One day a daughter calmly informed her parents she proposed living with her fiancι. Everyone was doing it, she said, and anyway they were going to be married one day. The parents met this permissiveness immediately with truth. They realized that the girl was the child of God, divine Principle, not an emotional weathervane; and they told her that she inherited from God the strength to say No to what wouldn't bless all mankind if practiced universally.

Moral idiocy diagnosed

These truths brought the girl sharply to her senses — to her spiritual senses, those wonderful senses which include no inclination toward evil. Therefore, instead of resenting her parents' uncompromising counsel, she was grateful for it; and that was the end of the proposed error.

But today spiritual healing has to stretch out its hands to far more serious evils than infidelity in personal relationships. There's a mental disease rampant today which is a stage of crime.

Humanity owes a debt to the Discoverer of Christian Science for exposing and diagnosing this disease long before it took possession of today's assassins, hijackers and skyjackers, kidnappers, and urban guerrillas.

The name of this menacing disease is moral idiocy. Mrs. Eddy's description of its symptoms shows the sharp rebukes needed in its cure. "This mental disease," she writes, "at first shows itself in extreme sensitiveness; then, in a loss of self-knowledge and of self-condemnation, — a shocking inability to see one's own faults, but an exaggerating sense of other people's" ("Miscellaneous Writings," p. 112:24-27).

Mrs. Eddy says, "Christian Science shows that there is a way of escape from the latter-day ultimatum of evil, through scientific truth; so that all are without excuse" (Misc. p. 113:17). Doesn't this mean that we are all responsible for praying that God can open the eyes of those who practice violence in public and hide bombs in secret, so that they can see the wickedness of their ways, and turn from them.

And now, a final illustration to show there's no better healer, not only of moral weakness and lawlessness, but also of disease, than the First Commandment: "Thou shall have no other gods before me" (Ex. 20:3).

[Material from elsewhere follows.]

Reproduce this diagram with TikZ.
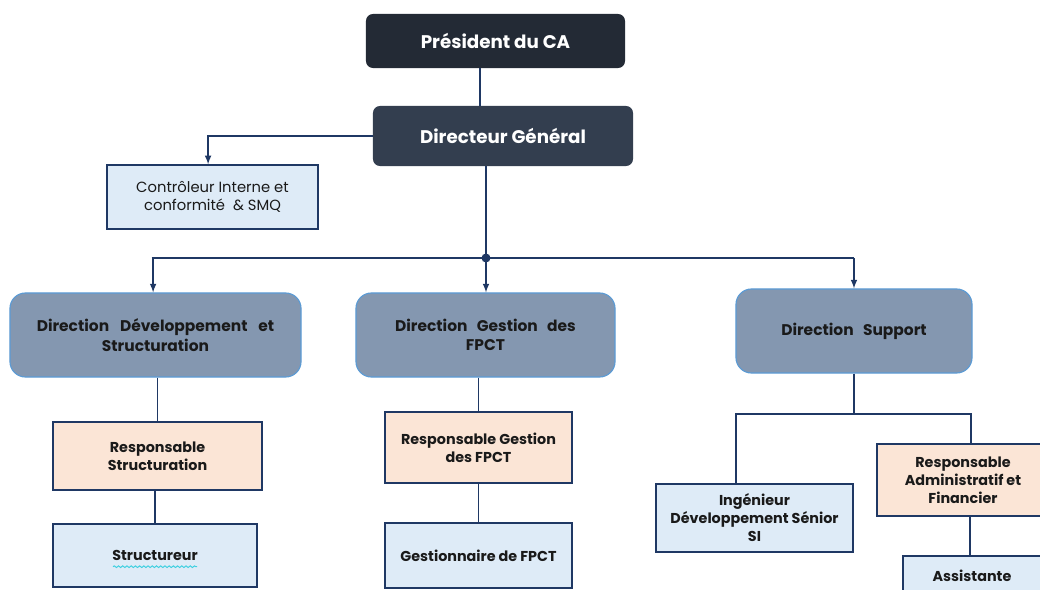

For years a woman had been taught to fear, instead of love, God. As she grew, a tumor grew with her. She carried it for years. Then one day, Christian Science showed her that she was disloyal to God in bowing to images about Him which were quite untrue. The night that her thought changed unreservedly from fear of God to deep love of Him, the tumor disappeared, and she weighed 17 pounds less. Nothing passed from her body, but the weight of false belief was lifted from her mind. That mental weight was all there ever really was to the tumor. Love simply melted the belief into utter unbelievableness.

Truth ready for instant use

The First and Second Commandments admit only perfect God, and man filled with spiritual images of love. That's why they can heal all our diseases and strengthen all our weaknesses.

Yes, there's no condition, weak or violent, moral or physical, which can't be healed by a spiritual understanding of the Ten Commandments. And how comforting to realize that the strength to obey each of the Ten Commandments is symbolized by those ten pieces of silver always in your house. God put them there, polished and bright, ready for instant use.

So, it's absolutely true — the spirituality which gives your morality dominion over materiality is your eternal birthright.

And so, as I think of mankind today, so precious, so promising, I always feel fresh hope for it, despite all its moral problems when I remember this wonderful prophecy in Science and Health, "The thunder of Sinai and the Sermon on the Mount are pursuing and will overtake the ages, rebuking in their course all error and proclaiming the kingdom of heaven on earth" (p. 174:17-20). Meanwhile, just look at the strength provided for each of you by the Christ, and the love which supports it: "Behold, I give unto you power to tread on serpents and scorpions, and over all the power of the enemy: and nothing shall by any means hurt you" (Luke 10:19).